A rustic harmonica and its complementary guitar melody are waiting to greet us at the onset of “The Heart is a Lonely Hunter,” the opening salvo that starts us off in Gold Light and Snakemusk’s Shadows In The Shallows, which is due to be released this coming May 10th and has already attracted a lot of attention from critics and fans of the two indie musicians alike. The pastoral poetry occupying the center of the heavenly harmonies induces chills upon contact, and as the airy rhythm carries us into the galloping “The Last Picture Show,” it becomes quite evident that Gold Light and Snakemusk are doing a lot more in their debut album together than merely blending the bucolic with the bold.
“Nobody’s Best” slows down the feverish tempo that serves as the bread and butter for “The Last Picture Show,” but it doesn’t sacrifice any of the mystically melodic tonality that we got rolling with for its quaint harmonies. “Papa Knows Best” brings a pristine piano into the mix and a hollow percussive rhythm that challenges the strings for dominance in the two free-spirited minutes that the song lasts. It sets us up for the Side 1-finishing “Being Sweet” perfectly, as the elegant play of this track evens out the rigidity that we’re introduced to by its predecessor. There’s a lot of twists and turns to this tracklist, but there’s scarcely a moment where it feels like these two are stretching their songcraft a little too thin for mass-consumption.
Side 2 of Shadows In The Shallows kicks off with the country swinging “One Thing After Another,” but the personality of this record’s second half isn’t as much a tribute to old fashioned Nashville melodies as it is a redressing of vintage Americana. “Heart of Black” personifies the collaborative spirit brought to life by Gold Light and Snakemusk in this album, and next to the elegiac stomp of “Release,” stands as one of the only effervescently-stylized ballads that we’ll hear in the latter portion of the LP. “Release” delivers some crushing lyrical blows, and though it took me a few listens to fully understand its deeper meaning, it actually turned out to be one of my very favorite songs in the entirety of Shadows In The Shallows.

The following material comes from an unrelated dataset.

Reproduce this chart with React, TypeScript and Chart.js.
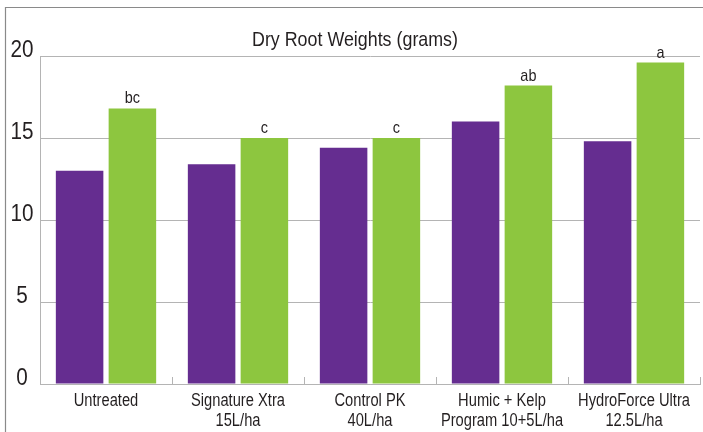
import React, { useEffect, useRef } from "react";
import { Chart, registerables } from "chart.js";

Chart.register(...registerables);

const categories: string[][] = [
  ["Untreated"],
  ["Signature Xtra", "15L/ha"],
  ["Control PK", "40L/ha"],
  ["Humic + Kelp", "Program 10+5L/ha"],
  ["HydroForce Ultra", "12.5L/ha"],
];
const seriesPurple = [13.0, 13.4, 14.4, 16.0, 14.8];
const seriesGreen = [16.8, 15.0, 15.0, 18.2, 19.6];
const greenLetters = ["bc", "c", "c", "ab", "a"];
const yTicks = [0, 5, 10, 15, 20];
const titleText = "Dry Root Weights (grams)";

const FONT = "'Liberation Sans', Arial, sans-serif";
const TEXT = "#231f20";
const GRID = "#b4b4b4";

function narrowText(
  ctx: CanvasRenderingContext2D,
  text: string,
  x: number,
  y: number,
  size: number,
  sx: number
) {
  ctx.save();
  ctx.translate(x, y);
  ctx.scale(sx, 1);
  ctx.font = `${size}px ${FONT}`;
  ctx.textAlign = "center";
  ctx.textBaseline = "alphabetic";
  ctx.fillStyle = TEXT;
  ctx.fillText(text, 0, 0);
  ctx.restore();
}

const overlay = {
  id: "overlay",
  beforeDraw(chart: any) {
    const ctx = chart.ctx;
    ctx.save();
    ctx.fillStyle = "#ffffff";
    ctx.fillRect(0, 0, chart.width, chart.height);
    ctx.strokeStyle = "#8a8a8a";
    ctx.lineWidth = 1.2;
    ctx.beginPath();
    ctx.moveTo(5.5, chart.height);
    ctx.lineTo(5.5, 7.5);
    ctx.lineTo(chart.width, 7.5);
    ctx.stroke();
    ctx.restore();
  },
  afterDraw(chart: any) {
    const ctx = chart.ctx;
    const xs = chart.scales.x;
    const ys = chart.scales.y;
    const area = chart.chartArea;
    ctx.save();
    // title
    narrowText(ctx, titleText, 355, 45.5, 21, 0.85);
    // y labels
    yTicks.forEach((v) => {
      narrowText(ctx, String(v), 22, ys.getPixelForValue(v) + 0.5, 23, 0.9);
    });
    // x labels
    categories.forEach((lines, i) => {
      const px = xs.getPixelForTick(i);
      lines.forEach((line, j) => {
        narrowText(ctx, line, px, area.bottom + 22.3 + j * 19.4, 17.5, 0.84);
      });
    });
    // category boundary ticks
    ctx.strokeStyle = GRID;
    ctx.lineWidth = 1;
    for (let i = 0; i < categories.length; i++) {
      const px = Math.round(xs.getPixelForValue(i + 0.5)) + 0.5;
      ctx.beginPath();
      ctx.moveTo(px, area.bottom);
      ctx.lineTo(px, area.bottom - 7);
      ctx.stroke();
    }
    // letters above green bars
    const meta = chart.getDatasetMeta(1);
    meta.data.forEach((bar: any, i: number) => {
      narrowText(ctx, greenLetters[i], bar.x, bar.y - 5, 17, 0.85);
    });
    ctx.restore();
  },
};

export default function App() {
  const ref = useRef<HTMLCanvasElement>(null);
  useEffect(() => {
    if (!ref.current) return;
    const chart = new Chart(ref.current, {
      type: "bar",
      data: {
        labels: categories,
        datasets: [
          {
            label: "Control",
            data: seriesPurple,
            backgroundColor: "#652d90",
            borderWidth: 0,
          },
          {
            label: "Treated",
            data: seriesGreen,
            backgroundColor: "#8dc63f",
            borderWidth: 0,
          },
        ],
      },
      options: {
        animation: false,
        responsive: false,
        maintainAspectRatio: false,
        layout: { padding: { left: 6, right: 3, top: 56, bottom: 0 } },
        datasets: { bar: { categoryPercentage: 0.8, barPercentage: 0.9 } },
        plugins: {
          legend: { display: false },
          tooltip: { enabled: false },
          title: { display: false },
        },
        scales: {
          x: {
            grid: { display: false, drawTicks: false },
            border: { display: true, color: GRID, width: 1 },
            ticks: { display: false },
            afterFit(scale: any) {
              scale.height = 48;
              scale.paddingLeft = 0;
              scale.paddingRight = 0;
            },
          },
          y: {
            min: 0,
            max: 20,
            ticks: { stepSize: 5, display: false },
            grid: { color: GRID, lineWidth: 1, drawTicks: false },
            border: { display: true, color: GRID, width: 1 },
            afterFit(scale: any) {
              scale.width = 34;
              scale.paddingTop = 0;
              scale.paddingBottom = 0;
            },
          },
        },
      },
      plugins: [overlay],
    });
    return () => chart.destroy();
  }, []);
  return (
    <div style={{ position: "fixed", left: 0, top: 0, width: 703, height: 432 }}>
      <canvas ref={ref} width={703} height={432} style={{ display: "block" }} />
    </div>
  );
}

“Death” brings us to the finish line with a turn of the century-style bluesiness that, in some ways, brings us full circle to where we began with “The Heart is a Lonely Hunter,” though it avoids recycling the rustic tones that made the opening track the hypnotic spring jam that it truly is. Try as you might, I doubt that you’re going to find another album quite like Shadows In The Shallows this season, and while I wouldn’t say that Gold Light and Snakemusk are redefining the narrative with this record, they’re certainly adding their own unique texture to modern Americana, and leaving critics like myself quite excited about potential future projects between the two of them. Together, they prove in this LP that it doesn’t take much more than a couple of smoky string arrangements and homespun harmonies to hit a homerun in the studio, and to me, that alone is something worth celebrating.